- _Objective_
Your task is to copy every line of the records below that contains "this".

- _Dataset extract_
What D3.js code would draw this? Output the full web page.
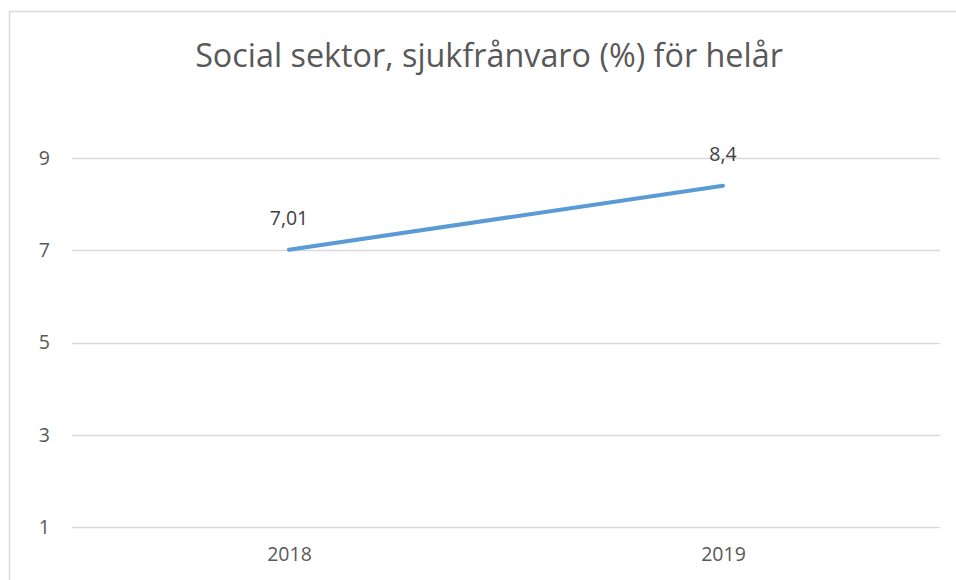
<!DOCTYPE html>
<html>
<head>
<meta charset="utf-8">
<script src="https://cdn.jsdelivr.net/npm/d3@7"></script>
<style>
  html, body { margin: 0; padding: 0; background: #fff; }
  svg { display: block; }
</style>
</head>
<body>
<svg id="chart"></svg>
<script>
// Data.
const years = ['2018', '2019'];
const values = [7.01, 8.4];
const valueLabels = ['7,01', '8,4'];
const yTicks = [1, 3, 5, 7, 9];
const title = 'Social sektor, sjukfrånvaro (%) för helår';

const width = 956, height = 580;
const font = '"Open Sans", "Noto Sans", sans-serif';
const textColor = '#595959';

const svg = d3.select('#chart').attr('width', width).attr('height', height);

// Chart area border (right and bottom fall outside the picture).
svg.append('rect')
  .attr('x', 9.5).attr('y', 11.5)
  .attr('width', width + 10).attr('height', height + 10)
  .attr('fill', '#fff')
  .attr('stroke', '#d9d9d9')
  .attr('stroke-width', 1.5);

// Scales.
const x = d3.scalePoint().domain(years).range([72, 940]).padding(0.5);
const y = d3.scaleLinear().domain([1, 9]).range([527, 158]);

// Title.
const titleText = svg.append('text')
  .attr('x', 489).attr('y', 67)
  .attr('text-anchor', 'middle')
  .attr('font-family', font)
  .attr('font-size', 26)
  .attr('fill', textColor)
  .text(title);
// Fit the title to the width seen in the reference.
const tw = titleText.node().getComputedTextLength();
titleText.attr('font-size', 26 * 588 / tw);

// Gridlines.
svg.append('g')
  .selectAll('line')
  .data(yTicks)
  .join('line')
  .attr('x1', 72).attr('x2', 940)
  .attr('y1', d => Math.round(y(d)) + 0.5)
  .attr('y2', d => Math.round(y(d)) + 0.5)
  .attr('stroke', '#d9d9d9')
  .attr('stroke-width', 1.5);

// Y-Axis.
const yAxis = svg.append('g')
  .attr('transform', 'translate(72,0)')
  .call(d3.axisLeft(y).tickValues(yTicks).tickSize(0).tickPadding(22));
yAxis.select('.domain').remove();
yAxis.selectAll('text')
  .attr('font-family', font)
  .attr('font-size', 19.5)
  .attr('fill', textColor);

// X-Axis.
const xAxis = svg.append('g')
  .attr('transform', 'translate(0,527)')
  .call(d3.axisBottom(x).tickSize(0).tickPadding(20));
xAxis.select('.domain').remove();
xAxis.selectAll('text')
  .attr('font-family', font)
  .attr('font-size', 19.5)
  .attr('fill', textColor);

// Line.
svg.append('path')
  .datum(values)
  .attr('fill', 'none')
  .attr('stroke', '#5b9bd5')
  .attr('stroke-width', 4)
  .attr('stroke-linecap', 'round')
  .attr('d', d3.line().x((d, i) => x(years[i])).y(d => y(d)));

// Data labels.
svg.append('g')
  .selectAll('text')
  .data(values)
  .join('text')
  .attr('x', (d, i) => x(years[i]))
  .attr('y', d => y(d) - 25)
  .attr('text-anchor', 'middle')
  .attr('font-family', font)
  .attr('font-size', 19.5)
  .attr('fill', '#404040')
  .text((d, i) => valueLabels[i]);
</script>
</body>
</html>
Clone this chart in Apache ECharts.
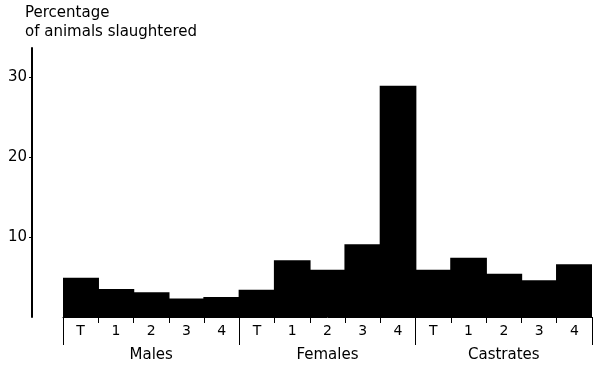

- _Correct answer_
What D3.js code would draw this? Output the full web page.
Clone this chart in Apache ECharts.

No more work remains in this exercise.